-------- Exercise material --------

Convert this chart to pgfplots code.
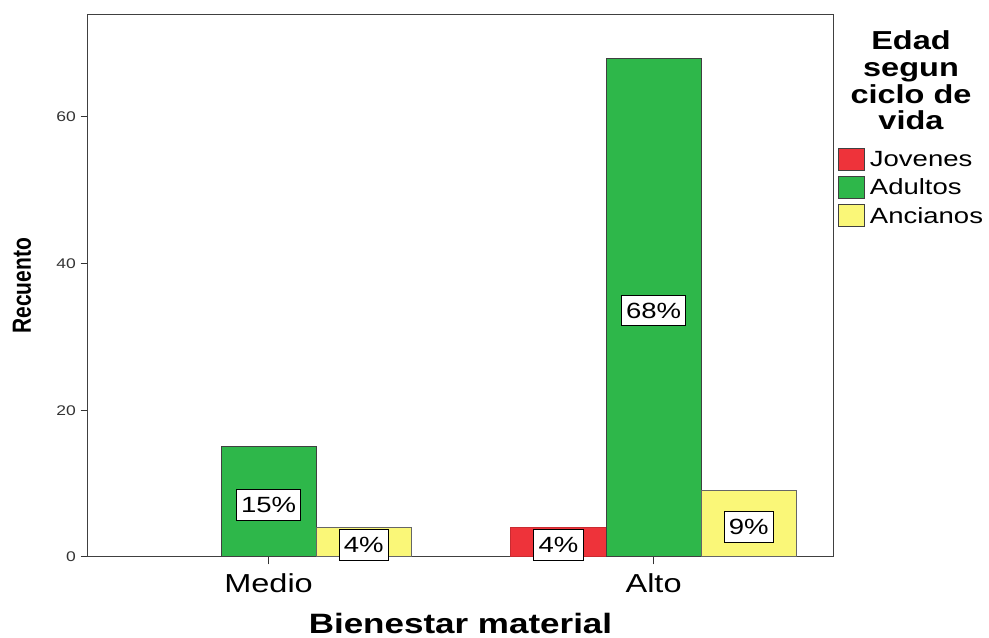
\documentclass[border=0pt]{standalone}
\usepackage{pgfplots}
\pgfplotsset{compat=1.18}
\usepackage{fontspec}
\setmainfont{Liberation Sans}[FakeStretch=1.25]
\newfontfamily\plainfont{Liberation Sans}
\definecolor{jred}{RGB}{238,51,58}
\definecolor{jgreen}{RGB}{46,183,74}
\definecolor{jyel}{RGB}{250,247,120}
\begin{document}
\begin{tikzpicture}
\useasboundingbox (-66pt,-60.75pt) rectangle (675.75pt,417.75pt);
\begin{axis}[
  at={(0pt,0pt)}, anchor=south west,
  scale only axis, width=558.75pt, height=406.5pt,
  clip=false,
  xmin=-0.469, xmax=1.466, ymin=0, ymax=73.9,
  xtick={0,1}, xticklabels={Medio,Alto},
  ytick={0,20,40,60},
  tick align=outside, xtick pos=bottom, ytick pos=left,
  major tick length=5.5pt,
  tick style={black!80, line width=0.75pt},
  axis line style={black!75, line width=0.75pt},
  /pgf/number format/assume math mode=true,
  yticklabel style={font=\fontsize{10.5}{12}\selectfont, text=black!80},
  xticklabel style={font=\fontsize{19.5}{22}\selectfont, anchor=base, yshift=-21pt},
  xlabel={Bienestar material},
  xlabel style={font=\fontsize{21}{24}\selectfont\bfseries, at={(axis description cs:0.5,0)}, anchor=base, yshift=-57.5pt},
  ylabel={\scalebox{1}[1.25]{\plainfont\bfseries\fontsize{15.75}{18}\selectfont Recuento}},
  ylabel style={at={(axis description cs:-0.0886,0.5)}, anchor=center},
  legend image code/.code={\draw[#1, draw=black!75, line width=0.75pt] (0pt,-7.5pt) rectangle (19.5pt,9pt);},
  legend style={at={(axis description cs:1.0067,0.756)}, anchor=north west, draw=none, fill=none,
    font=\fontsize{16.5}{19}\selectfont, row sep=3.2pt, inner sep=0pt,
    /tikz/every even column/.append style={column sep=0pt},
    /tikz/every odd column/.append style={column sep=1.5pt}},
  legend cell align=left,
]
\addplot[ybar, bar width=0.247, bar shift=0pt, fill=jred, draw=jred!85!black, line width=0.75pt]
  coordinates {(0.753,4)};
\addplot[ybar, bar width=0.247, bar shift=0pt, fill=jgreen, draw=black!75, line width=0.75pt]
  coordinates {(0,15) (1,68)};
\addplot[ybar, bar width=0.247, bar shift=0pt, fill=jyel, draw=black!60, line width=0.75pt]
  coordinates {(0.247,4) (1.247,9)};
\addplot[forget plot, draw=none, nodes near coords, point meta=explicit symbolic,
  nodes near coords style={anchor=center, draw=black, fill=white, line width=0.75pt,
    font=\fontsize{16.5}{19}\selectfont, inner xsep=3.5pt, minimum height=23pt}]
  table[meta=lab] {
x y lab
0 7.1 15\%
0.247 1.6 4\%
0.753 1.6 4\%
1 33.6 68\%
1.247 4.1 9\%
};
\legend{Jovenes, Adultos, Ancianos}
\node[align=center, inner sep=0pt, anchor=north, font=\fontsize{19.5}{20}\selectfont\bfseries]
  at (axis description cs:1.1047,0.971) {Edad\\segun\\ciclo de\\vida};
\end{axis}
\end{tikzpicture}
\end{document}
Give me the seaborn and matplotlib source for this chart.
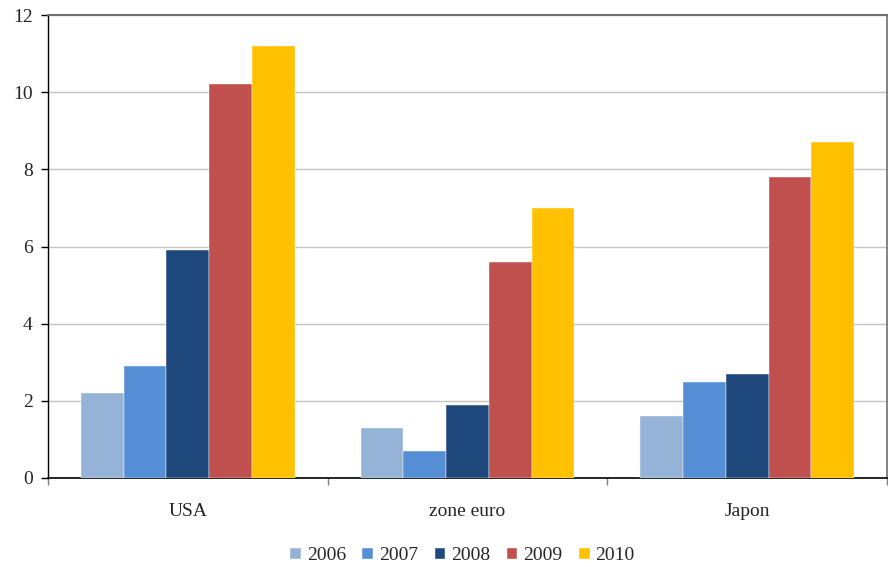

--------

◆ What to work on
Find the string "code" in the listing and return every line that holds it.

◆ Response to this exercise
Convert this chart to pgfplots code.
  legend image code/.code={\draw[#1, draw=black!75, line width=0.75pt] (0pt,-7.5pt) rectangle (19.5pt,9pt);},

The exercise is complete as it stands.